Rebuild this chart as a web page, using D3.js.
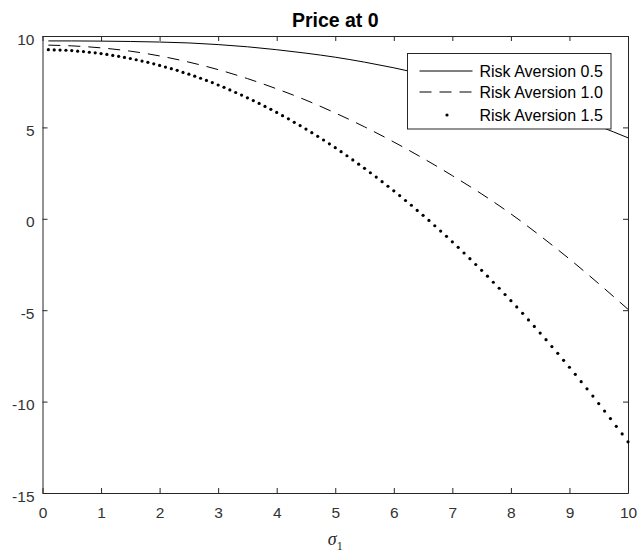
<!DOCTYPE html>
<html>
<head>
<meta charset="utf-8">
<title>Price at 0</title>
<script src="https://d3js.org/d3.v7.min.js"></script>
<style>
    body { margin: 0; background: #fff; }
    svg { display: block; font-family: "Liberation Sans", Arial, sans-serif; }
    .tick text { fill: #333; font-size: 15.5px; }
    .domain, .tick line { stroke: #262626; }
</style>
</head>
<body>
<div id="chart"></div>
<script>
// x grid for the two line series
const sigmaCoarse = [0.1, 0.5, 1, 1.5, 2, 2.5, 3, 3.5, 4, 4.5, 5, 5.5, 6, 6.5, 7, 7.5, 8, 8.5, 9, 9.5, 10];
const priceRA05 = [9.73, 9.73, 9.72, 9.70, 9.67, 9.62, 9.53, 9.41, 9.25, 9.06, 8.84, 8.57, 8.26, 7.91, 7.52, 7.10, 6.65, 6.16, 5.64, 5.07, 4.43];
const priceRA10 = [9.50, 9.46, 9.35, 9.17, 8.91, 8.57, 8.16, 7.67, 7.11, 6.49, 5.79, 5.03, 4.20, 3.31, 2.36, 1.36, 0.27, -0.93, -2.20, -3.55, -4.95];

// x grid for the dotted series (one marker per point)
const sigmaFine = [
    0.1, 0.2, 0.3, 0.4, 0.5, 0.6, 0.7, 0.8, 0.9, 1.0,
    1.1, 1.2, 1.3, 1.4, 1.5, 1.6, 1.7, 1.8, 1.9, 2.0,
    2.1, 2.2, 2.3, 2.4, 2.5, 2.6, 2.7, 2.8, 2.9, 3.0,
    3.1, 3.2, 3.3, 3.4, 3.5, 3.6, 3.7, 3.8, 3.9, 4.0,
    4.1, 4.2, 4.3, 4.4, 4.5, 4.6, 4.7, 4.8, 4.9, 5.0,
    5.1, 5.2, 5.3, 5.4, 5.5, 5.6, 5.7, 5.8, 5.9, 6.0,
    6.1, 6.2, 6.3, 6.4, 6.5, 6.6, 6.7, 6.8, 6.9, 7.0,
    7.1, 7.2, 7.3, 7.4, 7.5, 7.6, 7.7, 7.8, 7.9, 8.0,
    8.1, 8.2, 8.3, 8.4, 8.5, 8.6, 8.7, 8.8, 8.9, 9.0,
    9.1, 9.2, 9.3, 9.4, 9.5, 9.6, 9.7, 9.8, 9.9, 10.0
];
const priceRA15 = [
    9.25, 9.24, 9.23, 9.22, 9.20, 9.17, 9.15, 9.11, 9.08, 9.04,
    8.99, 8.94, 8.89, 8.83, 8.77, 8.70, 8.63, 8.56, 8.48, 8.39,
    8.30, 8.21, 8.12, 8.01, 7.91, 7.80, 7.69, 7.57, 7.45, 7.32,
    7.19, 7.05, 6.91, 6.77, 6.62, 6.47, 6.31, 6.15, 5.99, 5.82,
    5.64, 5.47, 5.28, 5.10, 4.91, 4.71, 4.51, 4.31, 4.10, 3.89,
    3.67, 3.45, 3.22, 2.99, 2.76, 2.52, 2.28, 2.03, 1.78, 1.53,
    1.27, 1.00, 0.74, 0.46, 0.19, -0.09, -0.38, -0.67, -0.96, -1.26,
    -1.56, -1.87, -2.18, -2.50, -2.82, -3.14, -3.47, -3.80, -4.14, -4.48,
    -4.82, -5.17, -5.53, -5.89, -6.25, -6.61, -6.99, -7.36, -7.74, -8.12,
    -8.51, -8.91, -9.30, -9.70, -10.11, -10.52, -10.93, -11.35, -11.77, -12.20
];

const seriesLabels = ["Risk Aversion 0.5", "Risk Aversion 1.0", "Risk Aversion 1.5"];
const xTicks = [0, 1, 2, 3, 4, 5, 6, 7, 8, 9, 10];
const yTicks = [-15, -10, -5, 0, 5, 10];

const width = 638, height = 554;
const margin = { top: 36, right: 10, bottom: 61, left: 42.5 };

const svg = d3.select("#chart").append("svg")
    .attr("width", width)
    .attr("height", height);

const x = d3.scaleLinear().domain([0, 10]).range([margin.left, width - margin.right]);
const y = d3.scaleLinear().domain([-15, 10]).range([height - margin.bottom, margin.top]);

// axes, ticks pointing inward like matlab
svg.append("g")
    .attr("transform", `translate(0,${y(-15)})`)
    .call(d3.axisBottom(x).tickValues(xTicks).tickFormat(d => String(d))
        .tickSizeInner(-5).tickSizeOuter(0).tickPadding(14));
svg.append("g")
    .attr("transform", `translate(0,${y(10)})`)
    .call(d3.axisTop(x).tickValues(xTicks).tickFormat("")
        .tickSizeInner(-5).tickSizeOuter(0));
svg.append("g")
    .attr("transform", `translate(${x(0)},0)`)
    .call(d3.axisLeft(y).tickValues(yTicks).tickFormat(d => String(d))
        .tickSizeInner(-5).tickSizeOuter(0).tickPadding(8))
    .selectAll(".tick text").attr("dy", "0.52em");
svg.append("g")
    .attr("transform", `translate(${x(10)},0)`)
    .call(d3.axisRight(y).tickValues(yTicks).tickFormat("")
        .tickSizeInner(-5).tickSizeOuter(0));

// lines
const line = d3.line()
    .x(d => x(d[0]))
    .y(d => y(d[1]))
    .curve(d3.curveMonotoneX);

svg.append("path")
    .datum(d3.zip(sigmaCoarse, priceRA05))
    .attr("fill", "none")
    .attr("stroke", "#000")
    .attr("stroke-width", 1)
    .attr("d", line);

svg.append("path")
    .datum(d3.zip(sigmaCoarse, priceRA10))
    .attr("fill", "none")
    .attr("stroke", "#000")
    .attr("stroke-width", 1)
    .attr("stroke-dasharray", "12,8")
    .attr("d", line);

svg.append("g")
    .selectAll("circle")
    .data(d3.zip(sigmaFine, priceRA15))
    .join("circle")
    .attr("cx", d => x(d[0]))
    .attr("cy", d => y(d[1]))
    .attr("r", 1.6)
    .attr("fill", "#000");

// title and x label
svg.append("text")
    .attr("x", (x(0) + x(10)) / 2)
    .attr("y", 27)
    .attr("text-anchor", "middle")
    .style("font-size", "19.5px")
    .style("font-weight", "bold")
    .attr("fill", "#000")
    .text("Price at 0");

const xlab = svg.append("text")
    .attr("x", (x(0) + x(10)) / 2)
    .attr("y", 545)
    .attr("text-anchor", "middle")
    .attr("fill", "#262626")
    .style("font-family", "'Liberation Serif', 'DejaVu Serif', serif")
    .style("font-size", "18px");
xlab.append("tspan").style("font-style", "italic").text("σ");
xlab.append("tspan").attr("dy", 5).style("font-size", "12px").text("1");

// legend
const legend = svg.append("g").attr("transform", "translate(407.5,53.5)");
legend.append("rect")
    .attr("width", 203.5)
    .attr("height", 75.5)
    .attr("fill", "#fff")
    .attr("stroke", "#262626")
    .attr("stroke-width", 1);

const rowY = [17.5, 38.5, 61.5];
seriesLabels.forEach((label, i) => {
    const g = legend.append("g").attr("transform", `translate(0,${rowY[i]})`);
    if (i === 2) {
        g.append("circle").attr("cx", 39.5).attr("cy", 0).attr("r", 1.6).attr("fill", "#000");
    } else {
        g.append("line")
            .attr("x1", 12).attr("x2", 65)
            .attr("stroke", "#000").attr("stroke-width", 1)
            .attr("stroke-dasharray", i === 1 ? "12,8" : null);
    }
    g.append("text")
        .attr("x", 72)
        .attr("dy", "0.35em")
        .style("font-size", "16px")
        .attr("fill", "#000")
        .text(label);
});
</script>
</body>
</html>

------------------------------------

→ DIRECTIVE:
Leave out the pictures and restate, word for word, the lines from the top of the data through the line containing "-2.20, -3.55, -4.95];", both included.

→ ANSWER TO THE PROBLEM:
Rebuild this chart as a web page, using D3.js.
<!DOCTYPE html>
<html>
<head>
<meta charset="utf-8">
<title>Price at 0</title>
<script src="https://d3js.org/d3.v7.min.js"></script>
<style>
    body { margin: 0; background: #fff; }
    svg { display: block; font-family: "Liberation Sans", Arial, sans-serif; }
    .tick text { fill: #333; font-size: 15.5px; }
    .domain, .tick line { stroke: #262626; }
</style>
</head>
<body>
<div id="chart"></div>
<script>
// x grid for the two line series
const sigmaCoarse = [0.1, 0.5, 1, 1.5, 2, 2.5, 3, 3.5, 4, 4.5, 5, 5.5, 6, 6.5, 7, 7.5, 8, 8.5, 9, 9.5, 10];
const priceRA05 = [9.73, 9.73, 9.72, 9.70, 9.67, 9.62, 9.53, 9.41, 9.25, 9.06, 8.84, 8.57, 8.26, 7.91, 7.52, 7.10, 6.65, 6.16, 5.64, 5.07, 4.43];
const priceRA10 = [9.50, 9.46, 9.35, 9.17, 8.91, 8.57, 8.16, 7.67, 7.11, 6.49, 5.79, 5.03, 4.20, 3.31, 2.36, 1.36, 0.27, -0.93, -2.20, -3.55, -4.95];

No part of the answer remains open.